If the cuts pass, Ms. Coleman-Nichols vows that she will try to save as much of the pre-K initiative as she can.

“I just can’t sit by and lose these programs that are so badly needed by children and families,” she said. “We’ll try to keep something afloat, but at this point I don’t have a dime. I’m begging and bargaining.”

‘Fiscal Crisis’

Gov. Pataki justified his proposed education cuts to New York reporters last month.

“We have made record investments in public education in general, and in pre-K specifically. No other administration has ever come close to the record investments we have made,” he was quoted as saying.

“Now we are going to have to pause and deal with the fiscal crisis of this state without hurting the economic prospects of this state,” Mr. Pataki said. “The most important thing is to make sure we create jobs, create opportunities, expand the economy, because that’s what created the resources that allowed us to make these record investments in schools and in health care and in pre-K.”

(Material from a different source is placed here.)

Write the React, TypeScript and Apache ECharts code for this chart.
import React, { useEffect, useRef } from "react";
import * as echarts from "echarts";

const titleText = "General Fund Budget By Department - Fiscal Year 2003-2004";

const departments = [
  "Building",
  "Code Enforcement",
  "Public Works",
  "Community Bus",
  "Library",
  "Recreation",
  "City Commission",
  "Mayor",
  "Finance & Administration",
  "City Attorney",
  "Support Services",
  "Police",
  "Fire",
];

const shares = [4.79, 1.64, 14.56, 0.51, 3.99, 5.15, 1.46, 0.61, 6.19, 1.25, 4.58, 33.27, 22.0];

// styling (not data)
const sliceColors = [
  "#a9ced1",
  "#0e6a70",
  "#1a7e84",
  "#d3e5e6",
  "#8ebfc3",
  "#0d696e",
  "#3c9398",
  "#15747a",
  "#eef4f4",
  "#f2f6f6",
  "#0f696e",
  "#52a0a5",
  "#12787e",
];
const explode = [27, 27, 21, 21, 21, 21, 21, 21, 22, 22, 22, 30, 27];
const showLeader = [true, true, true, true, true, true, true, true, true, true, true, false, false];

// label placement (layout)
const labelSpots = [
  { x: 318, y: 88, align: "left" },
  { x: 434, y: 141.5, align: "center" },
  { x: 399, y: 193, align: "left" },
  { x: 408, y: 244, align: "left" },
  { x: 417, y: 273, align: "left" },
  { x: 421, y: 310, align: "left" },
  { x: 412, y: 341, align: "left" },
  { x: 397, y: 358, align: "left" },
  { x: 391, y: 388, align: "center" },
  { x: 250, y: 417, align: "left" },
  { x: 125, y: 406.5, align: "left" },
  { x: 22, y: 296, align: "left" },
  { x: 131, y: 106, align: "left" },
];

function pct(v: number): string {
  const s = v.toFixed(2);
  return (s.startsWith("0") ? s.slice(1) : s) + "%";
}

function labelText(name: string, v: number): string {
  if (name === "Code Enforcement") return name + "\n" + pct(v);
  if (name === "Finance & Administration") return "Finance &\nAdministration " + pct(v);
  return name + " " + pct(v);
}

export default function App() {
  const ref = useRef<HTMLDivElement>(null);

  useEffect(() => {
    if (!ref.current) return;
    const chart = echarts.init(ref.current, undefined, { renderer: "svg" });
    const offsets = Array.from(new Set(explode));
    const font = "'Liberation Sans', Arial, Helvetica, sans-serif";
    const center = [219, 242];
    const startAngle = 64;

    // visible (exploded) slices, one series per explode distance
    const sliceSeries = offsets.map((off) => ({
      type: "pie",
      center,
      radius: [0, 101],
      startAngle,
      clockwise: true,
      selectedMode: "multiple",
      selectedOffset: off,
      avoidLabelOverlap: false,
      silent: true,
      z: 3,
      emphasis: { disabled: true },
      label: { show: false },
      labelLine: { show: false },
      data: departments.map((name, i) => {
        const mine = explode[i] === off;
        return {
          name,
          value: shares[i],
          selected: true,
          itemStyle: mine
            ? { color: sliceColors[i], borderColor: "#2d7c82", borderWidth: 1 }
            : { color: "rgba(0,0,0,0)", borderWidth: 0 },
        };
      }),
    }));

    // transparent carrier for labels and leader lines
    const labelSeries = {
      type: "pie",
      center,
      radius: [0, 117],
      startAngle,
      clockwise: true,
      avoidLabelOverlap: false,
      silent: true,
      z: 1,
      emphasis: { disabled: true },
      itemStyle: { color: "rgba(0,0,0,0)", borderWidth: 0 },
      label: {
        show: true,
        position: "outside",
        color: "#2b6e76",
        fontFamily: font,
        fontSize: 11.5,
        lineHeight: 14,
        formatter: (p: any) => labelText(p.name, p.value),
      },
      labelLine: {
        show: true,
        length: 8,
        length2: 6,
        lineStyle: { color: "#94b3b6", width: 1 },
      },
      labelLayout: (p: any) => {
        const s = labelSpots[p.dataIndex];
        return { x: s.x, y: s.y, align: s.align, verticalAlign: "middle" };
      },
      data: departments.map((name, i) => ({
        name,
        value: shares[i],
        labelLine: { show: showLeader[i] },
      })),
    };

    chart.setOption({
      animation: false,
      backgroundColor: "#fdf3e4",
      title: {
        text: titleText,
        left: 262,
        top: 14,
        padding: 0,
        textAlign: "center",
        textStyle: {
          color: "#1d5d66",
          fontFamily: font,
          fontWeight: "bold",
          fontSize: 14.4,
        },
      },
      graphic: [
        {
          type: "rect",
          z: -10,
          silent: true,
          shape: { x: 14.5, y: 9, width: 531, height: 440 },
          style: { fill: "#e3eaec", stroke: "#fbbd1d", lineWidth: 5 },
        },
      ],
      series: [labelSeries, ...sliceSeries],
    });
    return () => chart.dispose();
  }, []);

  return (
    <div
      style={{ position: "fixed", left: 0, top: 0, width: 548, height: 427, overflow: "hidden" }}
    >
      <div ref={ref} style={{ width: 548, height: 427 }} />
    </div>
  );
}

New York, with a state budget of $90 billion, currently projects a $11.5 billion shortfall over the next two years.

At least one other state is also considering eliminating state funding for its programs for 4-year-olds. In Wisconsin, a legislative task force report recommends ending that state’s support for a kindergarten program for 4-year-olds because of budget concerns.

New York Assemblyman Steven Sanders, the Democrat who chairs the education committee in the legislature’s lower house, said he was disappointed but not surprised by Gov. Pataki’s proposal.

“The governor, even in flush years, has sought to cut back and renege on his commitment to pre-K education,” he contended.

Mr. Sanders added that of the proposed budget cuts for education, the pre-K plan was drawing the most reaction from lawmakers because of the near-unanimous agreement that the program is an important investment.

“The first money that must be restored is prekindergarten,” Mr. Sanders said. “There will not be a budget agreement without the restoration of pre-K. ... Politically and substantively, it’s not a good thing to be going after 4-year-olds.”